The right time to buy a house is when it makes sense financially for you and for your lifestyle. You’ll want to do a calculation of the total cost of ownership to see if it makes financial sense for you. You can compare your cost of your current situation, whether it’s renting or owning a different home, to what the picture would look like if you bought a new home today.
Perhaps you are considering buying in order to get more space or move to an area that costs more? Then you can evaluate whether it makes sense for you to own or rent in the current climate.
In any environment, if the costs of renting outweighs the cost of homeownership and your finances are solid, then the case for homeownership is strong.
Consider the rental market – are rents going up?
Though the home buyer market has been heating up over the last few years which may cause home buyers to get cold feet, the rental market has also been climbing. In some urban areas for example, rents are up 33%. Buying a house is an opportunity to lock in a fixed housing cost, if you choose a 30 or 15 year fixed rate mortgage. So when you consider renting versus buying, consider that a fixed rate 30 year mortgage keeps your housing costs stable for 30 years, except for property tax increases.
What about rising interest rates?
The Fed announced it would bump up interest rates by a half a percent in order to counteract inflation. Is this a bad thing for the home buyers?
First of all, mortgage interest rates are different from federal interest increases. Mortgage rates are related to the 10 year treasury note, not the federal rate. So in order to keep an eye on the mortgage interest rates, just focus on what the mortgage rates are doing. Even with recent increases in mortgage rates, check out this article to see that current rates are low when you look at where they’ve been in the last 10 to 20 years. So don’t get spooked by slightly higher rates in an era of historically super low rates!
At the end of the day, the same rules apply as in any market: does the math make sense for you? Getting fixated on a mortgage rate independent of other factors is just going to trip you up.
How long will you stay in a house if you buy?
If you are planning on staying in a house for more than 7 or more years, then that makes the case stronger for buying. At least as long as it makes financial sense for you now, considering the above factors.
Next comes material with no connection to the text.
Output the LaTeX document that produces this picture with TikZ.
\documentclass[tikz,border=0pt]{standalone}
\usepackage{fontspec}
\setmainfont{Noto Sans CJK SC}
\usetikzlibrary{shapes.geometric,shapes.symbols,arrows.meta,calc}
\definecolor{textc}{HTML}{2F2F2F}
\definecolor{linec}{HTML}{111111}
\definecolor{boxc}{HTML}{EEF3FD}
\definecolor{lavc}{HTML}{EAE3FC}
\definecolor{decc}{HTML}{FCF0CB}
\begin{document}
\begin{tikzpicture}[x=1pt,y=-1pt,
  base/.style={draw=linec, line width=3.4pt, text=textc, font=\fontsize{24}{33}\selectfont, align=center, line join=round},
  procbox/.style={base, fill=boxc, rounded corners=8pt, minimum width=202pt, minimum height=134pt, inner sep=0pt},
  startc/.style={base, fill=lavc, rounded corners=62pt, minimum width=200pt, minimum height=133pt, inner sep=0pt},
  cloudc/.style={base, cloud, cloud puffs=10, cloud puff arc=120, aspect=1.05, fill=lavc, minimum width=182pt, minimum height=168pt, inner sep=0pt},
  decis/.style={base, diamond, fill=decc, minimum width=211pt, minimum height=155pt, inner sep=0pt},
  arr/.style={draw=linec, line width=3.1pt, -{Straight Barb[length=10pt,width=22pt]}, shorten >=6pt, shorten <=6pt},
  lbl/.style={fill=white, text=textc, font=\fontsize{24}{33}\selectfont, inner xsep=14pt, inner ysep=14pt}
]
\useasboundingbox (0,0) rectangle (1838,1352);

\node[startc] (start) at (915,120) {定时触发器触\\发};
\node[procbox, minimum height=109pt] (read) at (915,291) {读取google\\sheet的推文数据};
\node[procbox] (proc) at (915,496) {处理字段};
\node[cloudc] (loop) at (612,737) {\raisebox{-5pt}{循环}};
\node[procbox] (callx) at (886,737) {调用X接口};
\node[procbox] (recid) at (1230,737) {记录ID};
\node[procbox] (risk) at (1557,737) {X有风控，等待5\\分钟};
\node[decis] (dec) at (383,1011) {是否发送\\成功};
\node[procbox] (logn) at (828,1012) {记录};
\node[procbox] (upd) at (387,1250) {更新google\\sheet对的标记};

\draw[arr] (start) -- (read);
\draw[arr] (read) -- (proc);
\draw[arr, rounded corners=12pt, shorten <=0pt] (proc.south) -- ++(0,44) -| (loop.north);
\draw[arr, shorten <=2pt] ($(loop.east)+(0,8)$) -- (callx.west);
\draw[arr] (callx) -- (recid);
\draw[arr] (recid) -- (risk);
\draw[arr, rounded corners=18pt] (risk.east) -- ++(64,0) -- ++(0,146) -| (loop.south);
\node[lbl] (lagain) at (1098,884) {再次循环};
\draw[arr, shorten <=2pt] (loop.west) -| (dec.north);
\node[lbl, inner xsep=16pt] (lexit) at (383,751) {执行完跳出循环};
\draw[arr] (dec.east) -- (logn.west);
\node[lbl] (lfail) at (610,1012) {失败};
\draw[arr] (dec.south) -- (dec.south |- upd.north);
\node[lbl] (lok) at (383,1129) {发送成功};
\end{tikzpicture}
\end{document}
That is because the longer you are in the house, the less economic ups and downs will effect your investment.
Consider people who bought homes in 2006, for example, and decided to sell in 2009. They would have bought at the height of the market and sold at the bottom. But take that same person who bought in 2006 and sold in 2013. By the time they sold, the market had recovered from the Great Recession in most places.
The longer you are in your home, the more benefits you get from having a stable, fixed payment and the more your investment evens out over economic bumps.
Consider how homeownership impacts wealth
If you are new to home buying, it might be wise to brush up on some known benefits of homeownership, even if you decide to wait. In this article, Wealth and Homeownership, you can see the major factors that contribute to homeowner wealth. Homeownership is correlated to higher net worth and substantiality more intergenerational wealth.
Being aware of financial benefits of homeownership will serve you well, no matter what year you buy in!
Conclusion
To recap, deciding to buy a home always requires an analysis of whether it makes good financial sense. You can look at various factors, including your own financial health and think about the overall cost of renting vs buying, while taking into consideration the rising rents and home prices.
While interest rates may be on the rise, they are still at historical lows, and if you do decide to buy and choose a fixed rate mortgage, you essentially lock in your home costs for years to come. And, planning to stay in the house longer helps even out any economic bumps along the way.